HE BEGAN to investigate what looked like a sinkhole – and unearthed a long-forgotten relic of the Second World War.

Gas engineer Daniel Hibdige discovered his back garden had been hiding a concrete bunker built during the dark days when Nazi bombers targeted the south.

During the war most people with gardens sought refuge in Anderson shelters during a raid.

They were prefabricated structures with a curved, corrugated iron roof which was covered with plenty of earth to give the occupants extra protection.

But the subterranean sanctuary behind Daniel’s home in Cranbury Road, Eastleigh, was a larger, deeper shelter which is thought to have been an air raid wardens’ post.

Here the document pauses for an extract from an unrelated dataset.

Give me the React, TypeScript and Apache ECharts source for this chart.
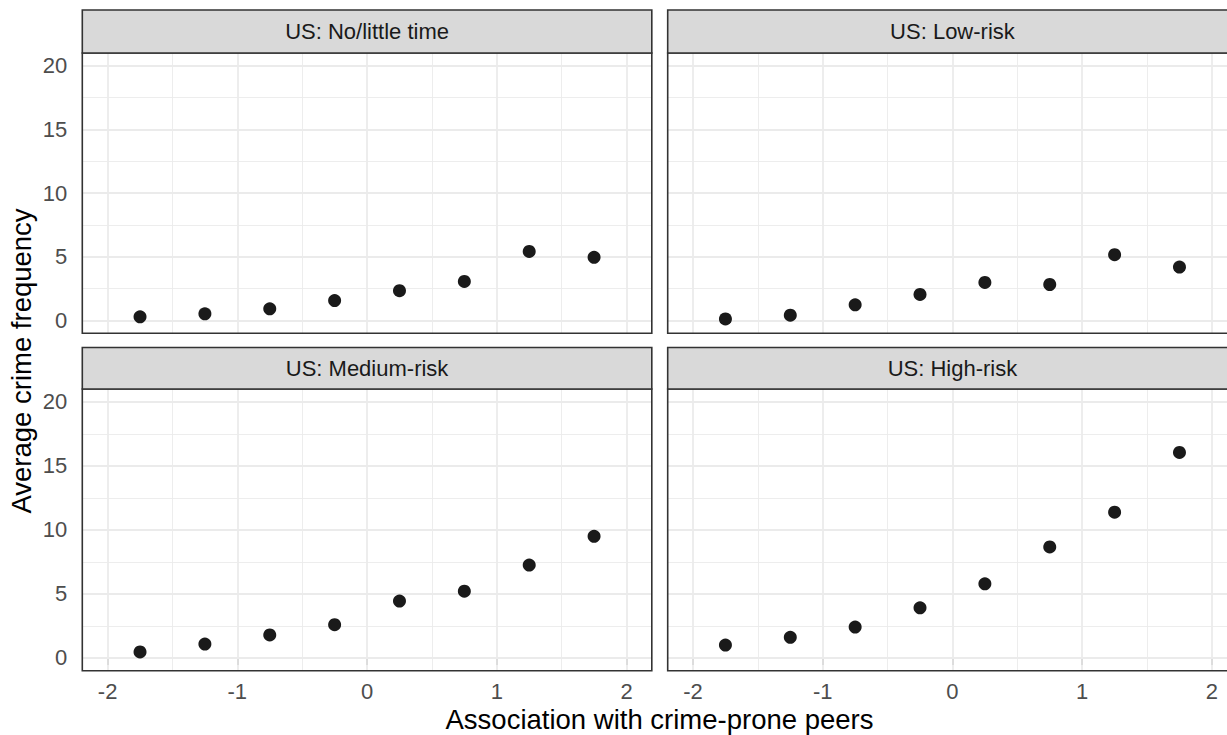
import React, { useEffect, useRef } from "react";
import * as echarts from "echarts";

const panelTitles = ["US: No/little time", "US: Low-risk", "US: Medium-risk", "US: High-risk"];
const xValues = [-1.75, -1.25, -0.75, -0.25, 0.25, 0.75, 1.25, 1.75];
const noLittleTime = [0.29, 0.53, 0.92, 1.57, 2.34, 3.07, 5.43, 4.96];
const lowRisk = [0.13, 0.42, 1.24, 2.05, 2.99, 2.83, 5.17, 4.2];
const mediumRisk = [0.47, 1.09, 1.8, 2.6, 4.44, 5.22, 7.25, 9.5];
const highRisk = [1.01, 1.61, 2.41, 3.92, 5.79, 8.67, 11.38, 16.05];
const xTicks = [-2, -1, 0, 1, 2];
const xMinor = [-1.5, -0.5, 0.5, 1.5];
const yTicks = [0, 5, 10, 15, 20];
const yMinor = [2.5, 7.5, 12.5, 17.5];
const X_MIN = -2.195;
const X_MAX = 2.195;
const Y_MIN = -1;
const Y_MAX = 21;
const xTitle = "Association with crime-prone peers";
const yTitle = "Average crime frequency";

const FONT = "'Liberation Sans', Arial, Helvetica, sans-serif";

export default function App() {
  const ref = useRef<HTMLDivElement>(null);

  useEffect(() => {
    document.body.style.margin = "0";
    if (!ref.current) return;
    const chart = echarts.init(ref.current, null, { renderer: "svg" });
    const seriesData = [noLittleTime, lowRisk, mediumRisk, highRisk];

    const leftCol = 82.3;
    const rightCol = 667.7;
    const panelW = 569.5;
    const rows = [
      { top: 53, height: 280.3, stripTop: 10 },
      { top: 389, height: 281.8, stripTop: 347.5 },
    ];
    const panels = [0, 1, 2, 3].map((i) => {
      const r = rows[Math.floor(i / 2)];
      return {
        left: i % 2 === 0 ? leftCol : rightCol,
        top: r.top,
        width: panelW,
        height: r.height,
        stripTop: r.stripTop,
      };
    });

    const grid = panels.map((p) => ({
      left: p.left,
      top: p.top,
      width: p.width,
      height: p.height,
      containLabel: false,
      show: true,
      backgroundColor: "#FFFFFF",
      borderWidth: 0,
    }));

    const xAxis = panels.map((p, i) => {
      const bottom = i >= 2;
      return {
        type: "value",
        gridIndex: i,
        min: X_MIN,
        max: X_MAX,
        splitNumber: 4,
        axisLine: { show: false },
        splitLine: { show: false },
        axisTick: {
          show: bottom,
          customValues: xTicks,
          length: 7,
          lineStyle: { color: "#333333", width: 1.6 },
        },
        axisLabel: {
          show: bottom,
          customValues: xTicks,
          fontSize: 22,
          color: "#4D4D4D",
          fontFamily: FONT,
          margin: 10,
          showMinLabel: true,
          showMaxLabel: true,
          formatter: (v: number) => (xTicks.indexOf(v) >= 0 ? String(v) : ""),
        },
      };
    });

    const yAxis = panels.map((p, i) => {
      const left = i % 2 === 0;
      return {
        type: "value",
        gridIndex: i,
        min: Y_MIN,
        max: Y_MAX,
        splitNumber: 4,
        axisLine: { show: false },
        splitLine: { show: false },
        axisTick: {
          show: left,
          customValues: yTicks,
          length: 7,
          lineStyle: { color: "#333333", width: 1.6 },
        },
        axisLabel: {
          show: left,
          customValues: yTicks,
          fontSize: 22,
          color: "#4D4D4D",
          fontFamily: FONT,
          margin: 15,
          formatter: (v: number) => (yTicks.indexOf(v) >= 0 ? String(v) : ""),
        },
      };
    });

    const gridLineData = [
      ...xMinor.map((v) => ({ xAxis: v, lineStyle: { width: 0.9, color: "#EBEBEB", type: "solid" } })),
      ...yMinor.map((v) => ({ yAxis: v, lineStyle: { width: 0.9, color: "#EBEBEB", type: "solid" } })),
      ...xTicks.map((v) => ({ xAxis: v, lineStyle: { width: 1.8, color: "#EBEBEB", type: "solid" } })),
      ...yTicks.map((v) => ({ yAxis: v, lineStyle: { width: 1.8, color: "#EBEBEB", type: "solid" } })),
    ];

    const series: any[] = [];
    panels.forEach((p, i) => {
      series.push({
        type: "scatter",
        xAxisIndex: i,
        yAxisIndex: i,
        data: [],
        z: 1,
        silent: true,
        markLine: {
          silent: true,
          symbol: ["none", "none"],
          label: { show: false },
          z: 1,
          animation: false,
          data: gridLineData,
        },
      });
      series.push({
        type: "scatter",
        name: panelTitles[i],
        xAxisIndex: i,
        yAxisIndex: i,
        z: 5,
        symbol: "circle",
        symbolSize: 13,
        itemStyle: { color: "#1A1A1A", opacity: 1 },
        data: xValues.map((x, k) => [x, seriesData[i][k]]),
      });
    });

    const graphic: any[] = [];
    panels.forEach((p, i) => {
      graphic.push({
        type: "rect",
        z: 100,
        silent: true,
        shape: { x: p.left, y: p.top, width: p.width, height: p.height },
        style: { fill: "none", stroke: "#333333", lineWidth: 1.6 },
      });
      graphic.push({
        type: "rect",
        z: 100,
        silent: true,
        shape: { x: p.left, y: p.stripTop, width: p.width, height: p.top - p.stripTop },
        style: { fill: "#D9D9D9", stroke: "#333333", lineWidth: 1.6 },
      });
      graphic.push({
        type: "text",
        z: 101,
        silent: true,
        x: p.left + p.width / 2,
        y: (p.stripTop + p.top) / 2,
        style: {
          text: panelTitles[i],
          fontSize: 22,
          fontFamily: FONT,
          fill: "#1A1A1A",
          align: "center",
          verticalAlign: "middle",
        },
      });
    });
    graphic.push({
      type: "text",
      z: 101,
      silent: true,
      x: 659.5,
      y: 719,
      style: {
        text: xTitle,
        fontSize: 27.5,
        fontFamily: FONT,
        fill: "#000000",
        align: "center",
        verticalAlign: "middle",
      },
    });
    graphic.push({
      type: "text",
      z: 101,
      silent: true,
      x: 21.5,
      y: 361,
      rotation: Math.PI / 2,
      style: {
        text: yTitle,
        fontSize: 27.5,
        fontFamily: FONT,
        fill: "#000000",
        align: "center",
        verticalAlign: "middle",
      },
    });

    chart.setOption({
      animation: false,
      backgroundColor: "#FFFFFF",
      grid,
      xAxis,
      yAxis,
      series,
      graphic,
    });

    return () => {
      chart.dispose();
    };
  }, []);

  return (
    <div style={{ width: 1227, height: 735, overflow: "hidden", position: "relative", background: "#FFFFFF" }}>
      <div ref={ref} style={{ width: 1240, height: 735 }} />
    </div>
  );
}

The family moved in four years ago but until recently were totally unaware of what lay buried beneath their lawn.

It began to emerge a few days before Christmas, when soil started disappearing down one of the shelter’s two entrances at an alarming rate.

Daniel, 31, was at work when he received a call from his wife Erin, who said a hole had appeared in the garden and was getting bigger.

He said: “I went home and put a drain camera down the hole. When I saw concrete I grabbed a shovel and started digging.

“I was massively relieved it wasn’t a sinkhole - and incredibly intrigued by what I had found.

“I went to Eastleigh Museum to see if they had any information. They think the most likely explanation is that it was a wardens’ post.”

The shelter was full of rubble and rusty items from a bygone era, including an oil lantern, a toy pram, and a poster advertising Wright’s Coal Tar Soap. Other objects found in the darkness suggest that no-one had been inside since the 1970s.

Daniel has spent the past two weeks excavating the shelter with the help of his lifelong friend, Alex Brown, 30, of Bishopstoke.

They plan to turn it into an underground pub by installing a bar for family and friends once all the material has been removed.

Daniel joked: “We’ll have earned a drink by the time we’ve got that lot out.”

During the war Eastleigh’s airport, now Southampton Airport, where the Supermarine Spitfire fighter plane made its maiden flight in 1936, helped make the town a prime target for Luftwaffe bombers. It also had extensive railway works and a giant Pirelli factory.

Four years ago borough council workmen improving the town centre found the entrance to a 90-metre long air raid shelter.